Katmai system shipments will take off in the first half of next year, and the chip will shrink to the 0.18-micron CMOS format in the second half, with an integrated L2 cache version possibly showing up for low-end desktops and mobile computers in the first quarter of 2000.
A chip code-named Willamette will be the conceptual Pentium III, but it will be "a true seventh generation" chip and not just a modification of the P6 family. Using the same basic pipeline as P6, the Willamette will offer more decoders and function units and have a larger reorder buffer.
It will offer what Gwennap refers to as MMX2, the same technology featured in Katmai, although Intel has avoided using the MMX2 tag.
Willamette will offer 30 percent to 50 percent faster core performance than Deschutes at the same clock speeds, as fast as 800 MHz in 0.18-micron CMOS and as fast as 1.2 GHz in 0.13-micron CMOS.
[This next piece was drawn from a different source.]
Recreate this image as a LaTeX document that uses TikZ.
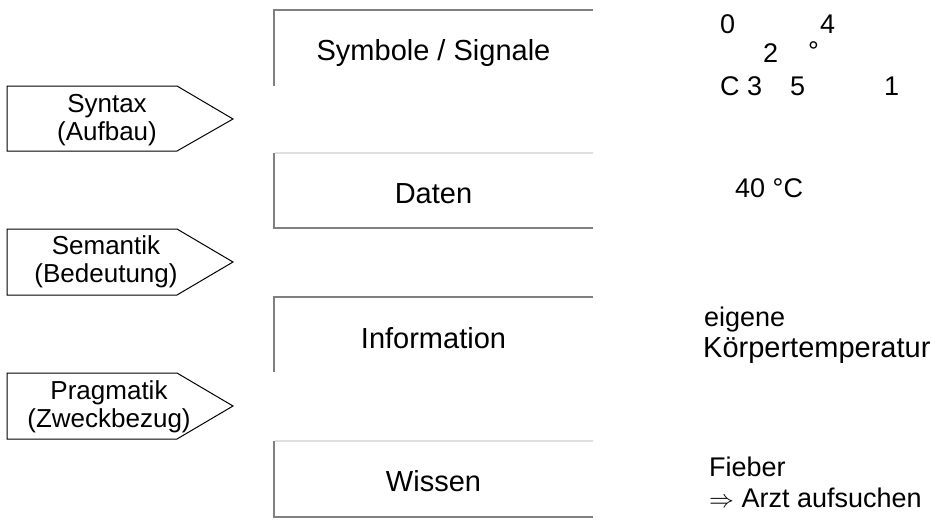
\documentclass[tikz,border=0pt]{standalone}
\usepackage{fontspec}
\setmainfont{Liberation Sans}
\begin{document}
\begin{tikzpicture}[x=1pt,y=-1pt,
  boxline/.style={draw=black!50,line width=1.3pt},
  lightline/.style={draw=black!12,line width=1.3pt},
  arrowshape/.style={draw=black,line width=1pt},
  boxtext/.style={anchor=base,inner sep=0pt,font=\fontsize{29}{33}\selectfont},
  arrowtext/.style={align=center,inner sep=0pt,font=\fontsize{26}{28.5}\selectfont},
  sidetext/.style={anchor=base west,inner sep=0pt,font=\fontsize{27}{30}\selectfont},
  sidetextB/.style={anchor=base west,inner sep=0pt,font=\fontsize{29}{30}\selectfont}]
\useasboundingbox[fill=white] (0,0) rectangle (940,520);

% boxes (level blocks)
\draw[boxline] (593,10) -- (274,10) -- (274,86);
\draw[lightline] (593,153) -- (275,153);
\draw[boxline] (274,153) -- (274,228) -- (593,228);
\draw[boxline] (593,297) -- (274,297) -- (274,372);
\draw[lightline] (593,441) -- (275,441);
\draw[boxline] (274,441) -- (274,517) -- (593,517);

\node[boxtext] (sym) at (433.5,60) {Symbole / Signale};
\node[boxtext] (dat) at (433.5,203) {Daten};
\node[boxtext] (inf) at (433.5,348) {Information};
\node[boxtext] (wis) at (433.5,491) {Wissen};

% arrows
\draw[arrowshape] (7,86) -- (177,86) -- (233,119) -- (177,151) -- (7,151) -- cycle;
\draw[arrowshape] (7,229) -- (177,229) -- (233,262) -- (177,295) -- (7,295) -- cycle;
\draw[arrowshape] (7,373) -- (177,373) -- (233,406) -- (177,439) -- (7,439) -- cycle;

\node[arrowtext] (syn) at (107,120) {Syntax\\(Aufbau)};
\node[arrowtext] (sem) at (106,262) {Semantik\\(Bedeutung)};
\node[arrowtext] (pra) at (109,407) {Pragmatik\\(Zweckbezug)};

% examples
\node[sidetext] (d0) at (720,33) {0};
\node[sidetext] (d4) at (820,33) {4};
\node[sidetext] (d2) at (763,62) {2};
\node[sidetext] (deg) at (808,60) {°};
\node[sidetext] (c3) at (720,95) {C 3};
\node[sidetext] (d5) at (790,95) {5};
\node[sidetext] (d1) at (884,95) {1};

\node[sidetext] (t40) at (735,197) {40 °C};

\node[sidetext] (eig) at (704,326) {eigene};
\node[sidetextB] (koe) at (703,357) {Körpertemperatur};

\node[sidetext] (fie) at (709,476) {Fieber};
\node[sidetext] (arz) at (709,507) {$\Rightarrow$ Arzt aufsuchen};
\end{tikzpicture}
\end{document}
Gwennap also said that although Intel's production costs have been rising and the company experienced a dip in market share a couple of years ago with small growth in gross profits again last year, the situation is changing. The company will continue to make up any ground it lost and will again have 80 percent of the market.
"I see '98 as looking better," Gwennap said, "especially in the second half."